▸ **Requirement**
Each line that holds the word "React" should be returned.

▸ **Recorded information**
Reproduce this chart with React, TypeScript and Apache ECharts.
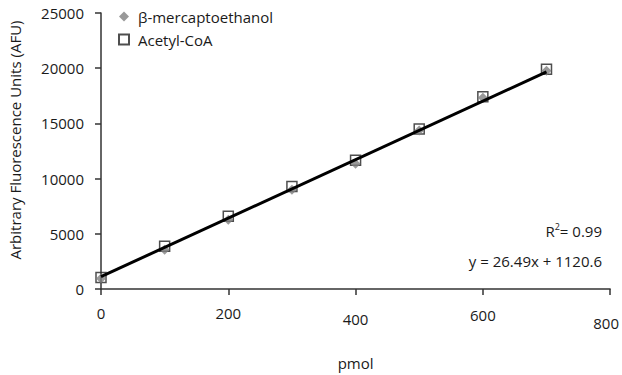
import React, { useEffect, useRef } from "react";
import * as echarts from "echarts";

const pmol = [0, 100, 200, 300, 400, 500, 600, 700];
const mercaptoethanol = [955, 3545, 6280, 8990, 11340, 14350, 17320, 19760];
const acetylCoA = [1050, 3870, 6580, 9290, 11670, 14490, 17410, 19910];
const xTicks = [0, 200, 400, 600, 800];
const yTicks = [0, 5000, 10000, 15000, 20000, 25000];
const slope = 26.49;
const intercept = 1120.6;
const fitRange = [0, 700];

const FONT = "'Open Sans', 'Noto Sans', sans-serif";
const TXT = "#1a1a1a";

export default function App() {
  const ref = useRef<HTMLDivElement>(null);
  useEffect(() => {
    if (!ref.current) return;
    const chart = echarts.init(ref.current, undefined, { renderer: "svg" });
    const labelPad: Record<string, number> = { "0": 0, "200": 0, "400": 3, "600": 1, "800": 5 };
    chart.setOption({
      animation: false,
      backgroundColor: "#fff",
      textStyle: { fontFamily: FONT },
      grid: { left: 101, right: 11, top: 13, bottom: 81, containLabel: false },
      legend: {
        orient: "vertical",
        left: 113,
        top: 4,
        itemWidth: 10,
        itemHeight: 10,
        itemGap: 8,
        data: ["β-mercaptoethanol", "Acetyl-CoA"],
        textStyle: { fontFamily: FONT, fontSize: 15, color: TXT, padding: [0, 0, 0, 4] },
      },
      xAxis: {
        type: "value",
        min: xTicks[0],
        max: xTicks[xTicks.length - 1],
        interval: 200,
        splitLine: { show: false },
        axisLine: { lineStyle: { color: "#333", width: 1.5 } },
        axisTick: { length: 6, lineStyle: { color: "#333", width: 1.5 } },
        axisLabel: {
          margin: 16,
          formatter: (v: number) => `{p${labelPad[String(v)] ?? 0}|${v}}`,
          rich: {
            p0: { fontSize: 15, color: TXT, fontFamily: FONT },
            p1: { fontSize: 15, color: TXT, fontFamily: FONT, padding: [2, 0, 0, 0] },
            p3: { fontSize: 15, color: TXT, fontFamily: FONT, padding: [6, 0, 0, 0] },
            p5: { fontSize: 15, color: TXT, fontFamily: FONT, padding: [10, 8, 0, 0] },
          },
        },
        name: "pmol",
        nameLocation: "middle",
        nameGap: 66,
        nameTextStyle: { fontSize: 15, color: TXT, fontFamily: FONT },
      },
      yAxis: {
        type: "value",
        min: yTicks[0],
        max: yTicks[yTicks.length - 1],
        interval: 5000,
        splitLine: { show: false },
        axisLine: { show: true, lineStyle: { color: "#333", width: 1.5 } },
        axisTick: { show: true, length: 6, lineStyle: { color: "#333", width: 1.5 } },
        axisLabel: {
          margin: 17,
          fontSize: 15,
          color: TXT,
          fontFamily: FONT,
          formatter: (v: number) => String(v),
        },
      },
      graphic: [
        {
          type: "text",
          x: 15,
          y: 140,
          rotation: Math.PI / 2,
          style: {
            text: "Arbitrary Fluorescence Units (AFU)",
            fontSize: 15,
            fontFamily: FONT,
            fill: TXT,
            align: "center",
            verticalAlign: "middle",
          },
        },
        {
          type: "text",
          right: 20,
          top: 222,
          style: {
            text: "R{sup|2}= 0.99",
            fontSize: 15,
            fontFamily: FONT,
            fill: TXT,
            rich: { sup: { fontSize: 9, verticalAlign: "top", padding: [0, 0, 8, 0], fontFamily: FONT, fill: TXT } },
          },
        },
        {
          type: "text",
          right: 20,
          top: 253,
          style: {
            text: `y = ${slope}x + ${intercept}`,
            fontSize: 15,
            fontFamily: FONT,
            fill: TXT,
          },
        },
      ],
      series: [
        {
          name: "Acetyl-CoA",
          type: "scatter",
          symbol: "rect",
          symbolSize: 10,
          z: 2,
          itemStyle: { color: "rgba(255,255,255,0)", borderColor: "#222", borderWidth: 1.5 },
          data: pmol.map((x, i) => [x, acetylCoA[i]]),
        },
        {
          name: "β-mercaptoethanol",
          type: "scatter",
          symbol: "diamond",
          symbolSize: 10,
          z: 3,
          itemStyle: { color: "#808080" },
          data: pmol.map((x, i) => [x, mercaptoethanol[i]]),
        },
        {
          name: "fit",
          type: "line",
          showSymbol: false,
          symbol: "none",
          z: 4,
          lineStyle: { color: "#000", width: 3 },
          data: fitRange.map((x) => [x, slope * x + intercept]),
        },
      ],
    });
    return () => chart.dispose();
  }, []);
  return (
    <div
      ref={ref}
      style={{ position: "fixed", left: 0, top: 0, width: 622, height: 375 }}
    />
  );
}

* * *

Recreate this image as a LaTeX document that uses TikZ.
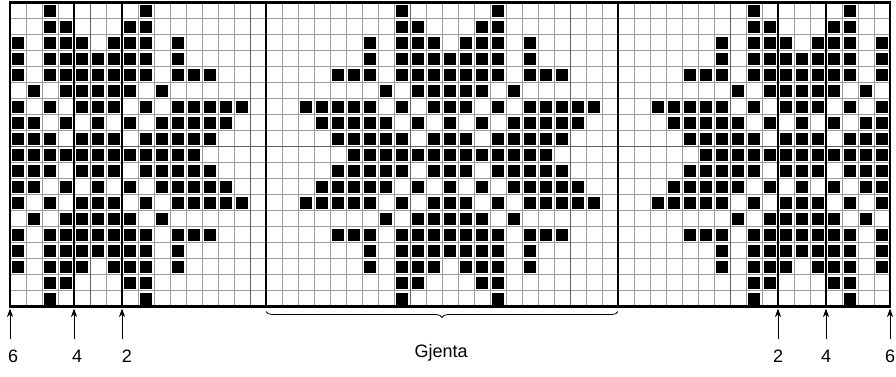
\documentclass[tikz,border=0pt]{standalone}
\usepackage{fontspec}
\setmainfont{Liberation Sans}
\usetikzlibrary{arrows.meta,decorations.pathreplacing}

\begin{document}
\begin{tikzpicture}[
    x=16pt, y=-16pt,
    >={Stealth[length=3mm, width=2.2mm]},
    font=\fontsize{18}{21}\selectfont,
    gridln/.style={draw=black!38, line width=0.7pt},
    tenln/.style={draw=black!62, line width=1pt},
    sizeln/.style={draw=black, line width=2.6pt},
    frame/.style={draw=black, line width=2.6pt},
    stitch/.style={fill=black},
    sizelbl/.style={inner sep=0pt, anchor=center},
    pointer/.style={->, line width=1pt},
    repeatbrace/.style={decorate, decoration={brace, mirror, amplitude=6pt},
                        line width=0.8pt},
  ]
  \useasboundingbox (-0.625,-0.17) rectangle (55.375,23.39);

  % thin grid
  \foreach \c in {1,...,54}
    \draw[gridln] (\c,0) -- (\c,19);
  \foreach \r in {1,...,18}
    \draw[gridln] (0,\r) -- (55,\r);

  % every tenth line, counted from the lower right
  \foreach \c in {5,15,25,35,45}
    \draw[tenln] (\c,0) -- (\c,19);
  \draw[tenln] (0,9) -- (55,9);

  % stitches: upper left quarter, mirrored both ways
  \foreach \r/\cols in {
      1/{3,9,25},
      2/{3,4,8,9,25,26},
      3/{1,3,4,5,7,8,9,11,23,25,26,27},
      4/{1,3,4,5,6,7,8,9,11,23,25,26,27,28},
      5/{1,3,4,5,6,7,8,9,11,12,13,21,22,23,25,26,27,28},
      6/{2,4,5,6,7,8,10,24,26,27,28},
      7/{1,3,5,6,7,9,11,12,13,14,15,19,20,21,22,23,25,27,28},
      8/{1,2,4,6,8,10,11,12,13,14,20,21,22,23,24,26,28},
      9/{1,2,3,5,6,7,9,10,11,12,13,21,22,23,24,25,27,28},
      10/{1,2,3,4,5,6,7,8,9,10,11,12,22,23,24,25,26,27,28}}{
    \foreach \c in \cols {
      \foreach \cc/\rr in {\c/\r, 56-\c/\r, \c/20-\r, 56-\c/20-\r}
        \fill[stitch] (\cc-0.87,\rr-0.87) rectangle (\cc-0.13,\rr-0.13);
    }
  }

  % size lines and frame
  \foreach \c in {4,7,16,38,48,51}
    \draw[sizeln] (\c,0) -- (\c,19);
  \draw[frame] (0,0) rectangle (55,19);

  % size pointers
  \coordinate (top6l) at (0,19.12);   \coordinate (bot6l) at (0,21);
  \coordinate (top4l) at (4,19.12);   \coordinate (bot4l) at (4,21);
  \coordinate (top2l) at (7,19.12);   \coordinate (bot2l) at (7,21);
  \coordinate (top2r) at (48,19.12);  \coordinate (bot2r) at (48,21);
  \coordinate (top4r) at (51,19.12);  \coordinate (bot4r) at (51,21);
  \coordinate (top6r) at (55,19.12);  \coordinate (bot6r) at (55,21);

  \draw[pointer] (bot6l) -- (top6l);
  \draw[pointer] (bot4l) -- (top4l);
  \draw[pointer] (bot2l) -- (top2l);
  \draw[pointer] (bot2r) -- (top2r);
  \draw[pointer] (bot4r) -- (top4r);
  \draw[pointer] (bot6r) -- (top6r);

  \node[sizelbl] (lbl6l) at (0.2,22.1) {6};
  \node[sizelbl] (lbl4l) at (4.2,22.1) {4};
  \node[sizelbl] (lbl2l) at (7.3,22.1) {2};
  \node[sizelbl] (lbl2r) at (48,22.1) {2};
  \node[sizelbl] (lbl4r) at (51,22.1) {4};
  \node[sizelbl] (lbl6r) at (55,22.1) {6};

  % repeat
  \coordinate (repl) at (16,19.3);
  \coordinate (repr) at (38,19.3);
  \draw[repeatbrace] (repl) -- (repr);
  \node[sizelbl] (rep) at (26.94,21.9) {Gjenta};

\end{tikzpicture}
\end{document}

▸ **Worked solution**
Reproduce this chart with React, TypeScript and Apache ECharts.
import React, { useEffect, useRef } from "react";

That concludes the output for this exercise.